▶ _EXERCISE PROMPT_
Identify the lines that contain the string "chart", then copy each of them.

::: PROVIDED MATERIAL :::

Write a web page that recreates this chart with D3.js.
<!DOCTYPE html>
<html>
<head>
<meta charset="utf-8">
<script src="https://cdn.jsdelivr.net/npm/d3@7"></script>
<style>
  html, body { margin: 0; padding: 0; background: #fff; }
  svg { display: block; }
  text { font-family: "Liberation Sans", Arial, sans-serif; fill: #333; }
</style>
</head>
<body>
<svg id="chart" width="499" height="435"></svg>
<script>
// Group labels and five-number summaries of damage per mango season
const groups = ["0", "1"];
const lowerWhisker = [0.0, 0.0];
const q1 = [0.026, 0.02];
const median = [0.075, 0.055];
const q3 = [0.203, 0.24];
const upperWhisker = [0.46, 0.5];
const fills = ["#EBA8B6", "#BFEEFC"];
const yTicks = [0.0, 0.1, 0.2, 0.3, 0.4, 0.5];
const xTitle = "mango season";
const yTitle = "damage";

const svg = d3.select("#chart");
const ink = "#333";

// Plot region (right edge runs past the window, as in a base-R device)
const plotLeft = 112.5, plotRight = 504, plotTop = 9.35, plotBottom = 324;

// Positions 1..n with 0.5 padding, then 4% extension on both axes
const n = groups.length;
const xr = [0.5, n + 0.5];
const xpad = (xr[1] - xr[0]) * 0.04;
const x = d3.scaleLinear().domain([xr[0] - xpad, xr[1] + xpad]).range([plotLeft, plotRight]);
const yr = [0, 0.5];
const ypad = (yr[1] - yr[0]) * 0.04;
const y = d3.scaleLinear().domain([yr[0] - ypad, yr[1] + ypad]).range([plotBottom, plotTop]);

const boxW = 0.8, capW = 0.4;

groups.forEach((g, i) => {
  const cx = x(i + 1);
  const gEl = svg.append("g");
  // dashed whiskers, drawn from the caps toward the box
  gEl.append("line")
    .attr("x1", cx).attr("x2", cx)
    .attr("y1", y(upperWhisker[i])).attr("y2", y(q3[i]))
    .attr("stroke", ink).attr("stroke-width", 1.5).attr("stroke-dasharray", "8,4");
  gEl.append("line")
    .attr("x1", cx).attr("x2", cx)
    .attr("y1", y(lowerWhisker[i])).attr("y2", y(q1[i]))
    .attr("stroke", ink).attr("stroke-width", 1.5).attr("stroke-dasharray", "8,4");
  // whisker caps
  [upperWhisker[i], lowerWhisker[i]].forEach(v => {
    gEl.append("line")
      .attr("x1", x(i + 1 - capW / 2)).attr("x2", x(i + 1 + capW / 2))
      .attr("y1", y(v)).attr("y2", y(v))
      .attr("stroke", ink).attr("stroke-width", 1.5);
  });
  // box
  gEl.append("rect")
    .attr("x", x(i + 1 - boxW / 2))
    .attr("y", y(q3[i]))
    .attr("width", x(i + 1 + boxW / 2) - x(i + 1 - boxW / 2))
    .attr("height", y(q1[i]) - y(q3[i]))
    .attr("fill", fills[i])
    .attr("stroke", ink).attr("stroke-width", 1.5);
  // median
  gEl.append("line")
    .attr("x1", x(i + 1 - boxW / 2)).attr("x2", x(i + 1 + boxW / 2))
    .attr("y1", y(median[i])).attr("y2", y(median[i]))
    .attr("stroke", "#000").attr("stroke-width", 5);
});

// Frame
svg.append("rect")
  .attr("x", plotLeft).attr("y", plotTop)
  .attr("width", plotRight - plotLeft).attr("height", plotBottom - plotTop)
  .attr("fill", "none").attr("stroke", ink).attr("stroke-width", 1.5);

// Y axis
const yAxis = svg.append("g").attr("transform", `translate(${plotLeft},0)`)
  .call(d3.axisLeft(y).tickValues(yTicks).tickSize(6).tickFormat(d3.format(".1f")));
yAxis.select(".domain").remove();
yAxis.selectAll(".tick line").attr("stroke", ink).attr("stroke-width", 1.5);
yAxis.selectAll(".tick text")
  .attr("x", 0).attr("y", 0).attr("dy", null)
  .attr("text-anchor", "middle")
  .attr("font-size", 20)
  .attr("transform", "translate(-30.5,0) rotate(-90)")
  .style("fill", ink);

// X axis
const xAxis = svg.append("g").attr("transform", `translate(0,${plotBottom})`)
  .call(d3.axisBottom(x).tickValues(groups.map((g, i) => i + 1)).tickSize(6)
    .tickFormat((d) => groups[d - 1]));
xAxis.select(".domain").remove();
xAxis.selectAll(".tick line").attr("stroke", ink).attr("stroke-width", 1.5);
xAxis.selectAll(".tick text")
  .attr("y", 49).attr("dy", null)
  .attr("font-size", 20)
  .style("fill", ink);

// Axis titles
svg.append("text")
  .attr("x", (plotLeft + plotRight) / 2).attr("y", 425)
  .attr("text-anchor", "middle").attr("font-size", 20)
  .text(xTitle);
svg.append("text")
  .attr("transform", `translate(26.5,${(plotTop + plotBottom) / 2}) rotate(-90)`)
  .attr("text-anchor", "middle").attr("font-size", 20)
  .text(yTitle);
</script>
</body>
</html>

:::

▶ _RESPONSE FOR THIS EXERCISE_
Write a web page that recreates this chart with D3.js.
<svg id="chart" width="499" height="435"></svg>
const svg = d3.select("#chart");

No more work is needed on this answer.